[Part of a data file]

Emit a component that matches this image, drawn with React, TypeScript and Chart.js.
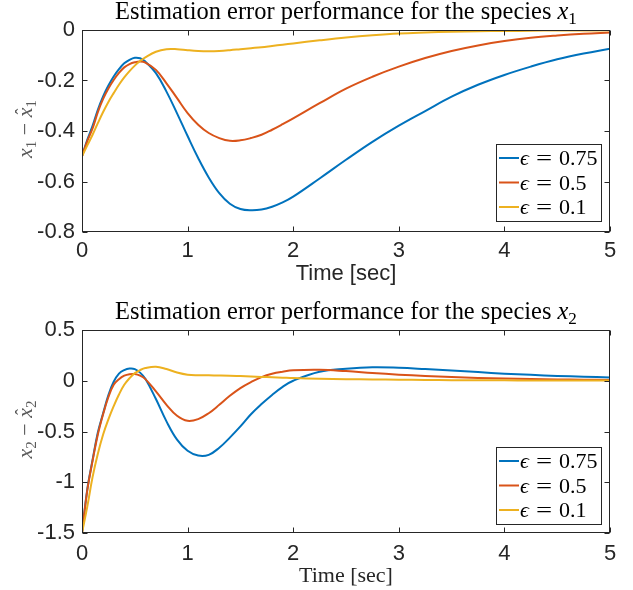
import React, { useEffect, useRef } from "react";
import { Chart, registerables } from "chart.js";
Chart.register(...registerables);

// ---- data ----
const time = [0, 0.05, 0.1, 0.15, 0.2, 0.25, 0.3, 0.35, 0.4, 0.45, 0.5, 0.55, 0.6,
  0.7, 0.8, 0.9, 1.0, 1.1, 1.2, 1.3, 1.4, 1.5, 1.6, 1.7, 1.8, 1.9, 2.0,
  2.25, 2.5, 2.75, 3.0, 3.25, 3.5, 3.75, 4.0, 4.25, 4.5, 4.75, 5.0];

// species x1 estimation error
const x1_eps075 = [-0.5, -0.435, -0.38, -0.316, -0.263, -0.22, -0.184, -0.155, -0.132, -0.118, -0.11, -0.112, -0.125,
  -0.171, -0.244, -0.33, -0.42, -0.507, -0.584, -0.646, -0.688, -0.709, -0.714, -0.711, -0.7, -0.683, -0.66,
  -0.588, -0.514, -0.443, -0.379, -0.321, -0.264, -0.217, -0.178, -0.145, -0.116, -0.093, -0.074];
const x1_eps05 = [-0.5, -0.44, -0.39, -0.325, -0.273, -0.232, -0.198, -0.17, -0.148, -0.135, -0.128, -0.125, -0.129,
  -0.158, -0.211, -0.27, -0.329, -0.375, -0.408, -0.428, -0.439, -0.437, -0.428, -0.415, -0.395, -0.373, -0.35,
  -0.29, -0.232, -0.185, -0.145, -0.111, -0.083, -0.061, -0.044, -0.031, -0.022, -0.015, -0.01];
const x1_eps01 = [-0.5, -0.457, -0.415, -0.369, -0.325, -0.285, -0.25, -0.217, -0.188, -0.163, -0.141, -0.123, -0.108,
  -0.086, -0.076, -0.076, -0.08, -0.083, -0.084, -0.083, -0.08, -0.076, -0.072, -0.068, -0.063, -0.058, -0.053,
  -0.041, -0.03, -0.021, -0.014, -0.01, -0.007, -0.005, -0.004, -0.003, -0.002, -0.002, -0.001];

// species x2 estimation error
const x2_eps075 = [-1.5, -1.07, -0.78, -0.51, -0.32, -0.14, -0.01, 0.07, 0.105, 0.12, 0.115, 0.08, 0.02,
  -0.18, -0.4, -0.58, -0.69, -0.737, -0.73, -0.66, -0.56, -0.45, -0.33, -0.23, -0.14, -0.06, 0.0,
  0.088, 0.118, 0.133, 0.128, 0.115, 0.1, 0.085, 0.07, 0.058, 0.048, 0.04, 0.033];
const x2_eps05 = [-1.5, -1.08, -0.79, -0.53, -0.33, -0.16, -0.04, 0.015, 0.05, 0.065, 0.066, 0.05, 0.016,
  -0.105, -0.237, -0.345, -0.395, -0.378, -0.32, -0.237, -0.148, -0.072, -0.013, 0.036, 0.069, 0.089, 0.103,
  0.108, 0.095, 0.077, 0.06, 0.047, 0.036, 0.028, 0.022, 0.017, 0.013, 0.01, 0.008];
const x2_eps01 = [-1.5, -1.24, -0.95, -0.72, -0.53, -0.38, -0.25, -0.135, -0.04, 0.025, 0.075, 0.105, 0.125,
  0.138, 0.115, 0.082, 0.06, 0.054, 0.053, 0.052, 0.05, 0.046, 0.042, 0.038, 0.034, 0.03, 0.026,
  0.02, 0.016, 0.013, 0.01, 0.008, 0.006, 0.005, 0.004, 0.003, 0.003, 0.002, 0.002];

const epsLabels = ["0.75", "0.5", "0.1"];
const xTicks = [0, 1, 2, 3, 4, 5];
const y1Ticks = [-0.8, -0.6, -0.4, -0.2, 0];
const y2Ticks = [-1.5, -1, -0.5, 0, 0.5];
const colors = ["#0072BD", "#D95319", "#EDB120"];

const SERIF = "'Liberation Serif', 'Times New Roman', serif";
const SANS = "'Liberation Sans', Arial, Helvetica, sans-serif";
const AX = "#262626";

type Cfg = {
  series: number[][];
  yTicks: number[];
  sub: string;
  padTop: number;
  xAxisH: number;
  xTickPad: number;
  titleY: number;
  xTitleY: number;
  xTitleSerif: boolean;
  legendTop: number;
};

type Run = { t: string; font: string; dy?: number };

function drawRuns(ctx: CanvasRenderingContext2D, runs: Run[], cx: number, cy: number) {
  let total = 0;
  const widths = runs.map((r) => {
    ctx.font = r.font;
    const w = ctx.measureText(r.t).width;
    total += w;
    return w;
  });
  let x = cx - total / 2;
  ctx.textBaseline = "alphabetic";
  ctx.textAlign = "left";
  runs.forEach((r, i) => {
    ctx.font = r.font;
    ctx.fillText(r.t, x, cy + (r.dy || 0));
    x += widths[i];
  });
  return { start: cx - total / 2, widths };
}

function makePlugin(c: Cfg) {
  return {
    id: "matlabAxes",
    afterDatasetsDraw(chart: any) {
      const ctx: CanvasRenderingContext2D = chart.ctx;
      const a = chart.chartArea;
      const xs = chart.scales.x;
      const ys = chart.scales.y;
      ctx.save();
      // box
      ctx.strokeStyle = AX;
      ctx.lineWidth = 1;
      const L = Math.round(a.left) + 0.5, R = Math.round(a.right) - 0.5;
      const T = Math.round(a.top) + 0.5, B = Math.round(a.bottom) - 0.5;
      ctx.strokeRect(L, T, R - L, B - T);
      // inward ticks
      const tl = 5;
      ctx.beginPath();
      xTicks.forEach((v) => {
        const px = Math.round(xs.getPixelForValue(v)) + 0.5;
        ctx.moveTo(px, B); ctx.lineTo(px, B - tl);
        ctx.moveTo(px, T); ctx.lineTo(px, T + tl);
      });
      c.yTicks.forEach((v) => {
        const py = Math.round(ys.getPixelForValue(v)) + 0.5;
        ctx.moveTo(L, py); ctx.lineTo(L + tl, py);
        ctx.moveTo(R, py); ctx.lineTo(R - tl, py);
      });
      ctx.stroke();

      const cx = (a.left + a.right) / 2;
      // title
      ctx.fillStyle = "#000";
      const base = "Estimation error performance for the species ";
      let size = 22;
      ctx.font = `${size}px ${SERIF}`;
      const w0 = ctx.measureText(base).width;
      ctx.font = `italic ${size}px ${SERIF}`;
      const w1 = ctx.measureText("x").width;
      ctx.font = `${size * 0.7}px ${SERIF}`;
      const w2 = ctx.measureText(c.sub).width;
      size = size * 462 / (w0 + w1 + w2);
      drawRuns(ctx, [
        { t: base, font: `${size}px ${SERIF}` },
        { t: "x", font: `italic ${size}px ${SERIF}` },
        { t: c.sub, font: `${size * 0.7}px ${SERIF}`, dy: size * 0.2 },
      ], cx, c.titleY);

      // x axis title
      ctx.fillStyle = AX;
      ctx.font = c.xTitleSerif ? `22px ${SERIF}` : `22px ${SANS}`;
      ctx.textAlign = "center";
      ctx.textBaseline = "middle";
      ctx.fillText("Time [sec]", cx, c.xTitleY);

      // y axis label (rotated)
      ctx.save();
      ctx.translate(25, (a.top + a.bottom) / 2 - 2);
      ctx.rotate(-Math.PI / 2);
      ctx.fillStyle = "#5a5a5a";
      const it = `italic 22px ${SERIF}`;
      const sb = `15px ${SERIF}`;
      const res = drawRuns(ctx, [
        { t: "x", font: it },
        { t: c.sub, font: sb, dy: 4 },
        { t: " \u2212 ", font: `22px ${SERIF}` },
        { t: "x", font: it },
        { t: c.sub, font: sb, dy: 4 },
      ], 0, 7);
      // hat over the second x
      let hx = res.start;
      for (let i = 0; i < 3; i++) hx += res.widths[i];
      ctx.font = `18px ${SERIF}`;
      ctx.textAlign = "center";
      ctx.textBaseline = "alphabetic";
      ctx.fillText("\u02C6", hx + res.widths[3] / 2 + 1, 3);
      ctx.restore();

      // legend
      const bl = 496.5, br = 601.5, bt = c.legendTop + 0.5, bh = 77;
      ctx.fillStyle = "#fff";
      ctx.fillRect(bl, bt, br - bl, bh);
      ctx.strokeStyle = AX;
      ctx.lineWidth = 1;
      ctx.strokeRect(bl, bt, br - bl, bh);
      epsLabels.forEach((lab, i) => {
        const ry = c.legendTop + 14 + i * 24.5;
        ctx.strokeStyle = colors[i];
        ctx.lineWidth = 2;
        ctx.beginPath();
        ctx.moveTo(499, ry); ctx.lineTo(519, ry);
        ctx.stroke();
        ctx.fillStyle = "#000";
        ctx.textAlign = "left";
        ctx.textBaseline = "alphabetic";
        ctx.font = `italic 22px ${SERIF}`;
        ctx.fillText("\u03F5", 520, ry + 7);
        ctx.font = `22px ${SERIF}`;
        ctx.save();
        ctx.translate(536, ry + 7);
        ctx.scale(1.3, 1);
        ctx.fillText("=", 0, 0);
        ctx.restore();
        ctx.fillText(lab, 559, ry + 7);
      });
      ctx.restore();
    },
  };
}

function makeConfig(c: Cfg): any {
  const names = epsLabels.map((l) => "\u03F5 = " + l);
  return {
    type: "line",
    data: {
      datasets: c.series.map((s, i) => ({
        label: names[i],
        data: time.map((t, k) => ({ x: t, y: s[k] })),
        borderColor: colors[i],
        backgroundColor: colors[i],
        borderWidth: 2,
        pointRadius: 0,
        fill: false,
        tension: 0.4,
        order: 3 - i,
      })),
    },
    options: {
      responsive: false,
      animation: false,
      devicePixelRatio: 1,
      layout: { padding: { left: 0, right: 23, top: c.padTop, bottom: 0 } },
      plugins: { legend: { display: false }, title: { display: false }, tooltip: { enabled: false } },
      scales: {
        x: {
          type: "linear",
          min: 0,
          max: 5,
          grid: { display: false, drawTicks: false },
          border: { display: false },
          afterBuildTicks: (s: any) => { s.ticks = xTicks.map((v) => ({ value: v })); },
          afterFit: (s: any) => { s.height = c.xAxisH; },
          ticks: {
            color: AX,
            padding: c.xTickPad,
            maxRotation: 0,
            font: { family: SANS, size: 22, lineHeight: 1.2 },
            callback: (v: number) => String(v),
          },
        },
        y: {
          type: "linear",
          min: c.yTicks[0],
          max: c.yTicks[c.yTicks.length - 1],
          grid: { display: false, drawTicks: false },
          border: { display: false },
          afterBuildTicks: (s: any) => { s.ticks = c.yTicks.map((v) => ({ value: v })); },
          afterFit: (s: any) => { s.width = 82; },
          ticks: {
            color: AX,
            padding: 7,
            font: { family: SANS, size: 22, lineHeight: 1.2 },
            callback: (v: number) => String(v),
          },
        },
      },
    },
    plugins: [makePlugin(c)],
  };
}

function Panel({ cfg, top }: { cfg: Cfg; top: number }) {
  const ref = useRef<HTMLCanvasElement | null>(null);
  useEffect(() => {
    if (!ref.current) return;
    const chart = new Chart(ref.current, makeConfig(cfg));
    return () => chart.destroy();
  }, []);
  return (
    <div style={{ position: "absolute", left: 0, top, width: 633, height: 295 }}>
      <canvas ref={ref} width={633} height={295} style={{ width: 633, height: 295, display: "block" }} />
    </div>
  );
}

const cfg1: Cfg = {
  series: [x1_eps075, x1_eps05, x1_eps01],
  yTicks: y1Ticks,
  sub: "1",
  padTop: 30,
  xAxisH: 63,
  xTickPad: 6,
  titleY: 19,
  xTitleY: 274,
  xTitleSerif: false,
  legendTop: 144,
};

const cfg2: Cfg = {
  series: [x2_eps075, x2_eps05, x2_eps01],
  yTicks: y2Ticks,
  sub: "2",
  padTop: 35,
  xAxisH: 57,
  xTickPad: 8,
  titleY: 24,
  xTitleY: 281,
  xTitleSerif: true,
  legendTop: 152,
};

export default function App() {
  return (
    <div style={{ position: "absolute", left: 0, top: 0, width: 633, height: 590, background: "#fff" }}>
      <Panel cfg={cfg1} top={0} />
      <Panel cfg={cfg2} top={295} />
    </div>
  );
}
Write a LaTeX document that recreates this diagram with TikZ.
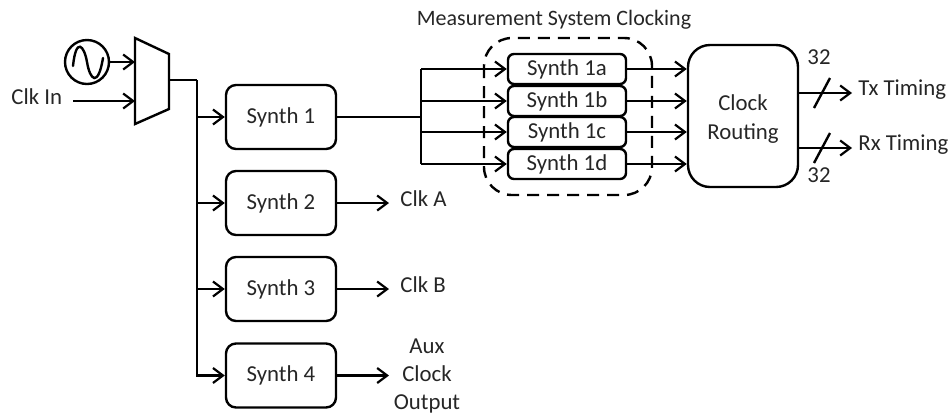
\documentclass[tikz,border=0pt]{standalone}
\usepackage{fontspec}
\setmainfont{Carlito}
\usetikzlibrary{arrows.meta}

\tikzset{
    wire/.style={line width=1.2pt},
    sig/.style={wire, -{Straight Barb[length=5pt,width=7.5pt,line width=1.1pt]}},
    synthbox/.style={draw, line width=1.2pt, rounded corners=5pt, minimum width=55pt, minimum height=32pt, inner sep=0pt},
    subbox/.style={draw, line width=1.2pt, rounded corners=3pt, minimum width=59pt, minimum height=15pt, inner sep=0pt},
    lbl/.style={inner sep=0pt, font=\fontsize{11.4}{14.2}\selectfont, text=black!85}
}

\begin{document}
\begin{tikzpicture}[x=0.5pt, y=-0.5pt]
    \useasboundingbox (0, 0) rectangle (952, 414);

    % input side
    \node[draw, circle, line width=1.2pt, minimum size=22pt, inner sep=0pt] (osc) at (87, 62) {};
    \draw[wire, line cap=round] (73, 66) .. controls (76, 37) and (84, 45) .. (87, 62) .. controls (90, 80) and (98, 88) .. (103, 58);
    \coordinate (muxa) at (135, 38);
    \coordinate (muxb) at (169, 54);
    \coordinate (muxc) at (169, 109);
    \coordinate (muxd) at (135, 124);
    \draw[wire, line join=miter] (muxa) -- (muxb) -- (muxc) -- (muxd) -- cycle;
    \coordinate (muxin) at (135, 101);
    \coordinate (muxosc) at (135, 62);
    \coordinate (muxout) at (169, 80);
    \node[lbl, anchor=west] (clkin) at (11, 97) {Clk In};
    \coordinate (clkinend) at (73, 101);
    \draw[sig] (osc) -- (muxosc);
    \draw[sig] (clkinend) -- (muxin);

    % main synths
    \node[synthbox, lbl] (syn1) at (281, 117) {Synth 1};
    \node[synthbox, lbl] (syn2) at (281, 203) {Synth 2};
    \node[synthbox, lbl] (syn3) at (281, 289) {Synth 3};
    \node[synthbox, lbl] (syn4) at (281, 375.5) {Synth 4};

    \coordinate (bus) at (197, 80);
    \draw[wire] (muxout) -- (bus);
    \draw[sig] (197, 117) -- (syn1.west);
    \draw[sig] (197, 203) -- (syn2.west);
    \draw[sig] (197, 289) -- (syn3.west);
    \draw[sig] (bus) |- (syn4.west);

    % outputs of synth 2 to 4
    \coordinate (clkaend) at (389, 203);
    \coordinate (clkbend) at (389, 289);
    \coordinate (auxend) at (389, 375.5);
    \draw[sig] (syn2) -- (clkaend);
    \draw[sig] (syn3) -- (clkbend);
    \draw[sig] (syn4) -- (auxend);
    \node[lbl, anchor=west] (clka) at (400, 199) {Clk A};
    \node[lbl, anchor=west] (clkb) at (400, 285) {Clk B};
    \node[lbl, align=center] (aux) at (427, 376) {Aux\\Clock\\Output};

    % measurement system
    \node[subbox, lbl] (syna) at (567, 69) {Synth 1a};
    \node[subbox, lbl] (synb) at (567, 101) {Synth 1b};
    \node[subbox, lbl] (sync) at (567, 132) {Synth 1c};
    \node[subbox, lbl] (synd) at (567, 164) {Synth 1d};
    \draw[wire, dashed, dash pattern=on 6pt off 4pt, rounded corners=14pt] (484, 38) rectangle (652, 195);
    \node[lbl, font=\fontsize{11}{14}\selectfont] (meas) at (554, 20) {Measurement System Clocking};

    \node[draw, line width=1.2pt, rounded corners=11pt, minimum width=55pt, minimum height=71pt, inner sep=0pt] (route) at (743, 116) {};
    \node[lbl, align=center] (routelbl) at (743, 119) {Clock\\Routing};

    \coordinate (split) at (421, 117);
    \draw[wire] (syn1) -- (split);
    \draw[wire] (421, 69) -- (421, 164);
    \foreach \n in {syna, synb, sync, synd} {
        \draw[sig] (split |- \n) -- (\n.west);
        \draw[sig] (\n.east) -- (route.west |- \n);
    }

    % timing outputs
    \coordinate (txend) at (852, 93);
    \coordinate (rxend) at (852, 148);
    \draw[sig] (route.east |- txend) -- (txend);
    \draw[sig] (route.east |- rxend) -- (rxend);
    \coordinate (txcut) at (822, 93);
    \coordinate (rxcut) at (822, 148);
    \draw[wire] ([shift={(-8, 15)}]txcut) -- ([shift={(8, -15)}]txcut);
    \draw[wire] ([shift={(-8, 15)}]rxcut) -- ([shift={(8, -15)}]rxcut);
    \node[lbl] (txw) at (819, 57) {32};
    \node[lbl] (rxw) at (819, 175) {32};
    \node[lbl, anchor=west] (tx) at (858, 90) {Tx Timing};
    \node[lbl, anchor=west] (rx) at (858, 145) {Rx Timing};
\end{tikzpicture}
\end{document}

### Brief
Can the lines from the start of the records through the line with "4.5, 4.75, 5.0];" be given again exactly, with the pictures left out?

### Completed exercise
Emit a component that matches this image, drawn with React, TypeScript and Chart.js.
import React, { useEffect, useRef } from "react";
import { Chart, registerables } from "chart.js";
Chart.register(...registerables);

// ---- data ----
const time = [0, 0.05, 0.1, 0.15, 0.2, 0.25, 0.3, 0.35, 0.4, 0.45, 0.5, 0.55, 0.6,
  0.7, 0.8, 0.9, 1.0, 1.1, 1.2, 1.3, 1.4, 1.5, 1.6, 1.7, 1.8, 1.9, 2.0,
  2.25, 2.5, 2.75, 3.0, 3.25, 3.5, 3.75, 4.0, 4.25, 4.5, 4.75, 5.0];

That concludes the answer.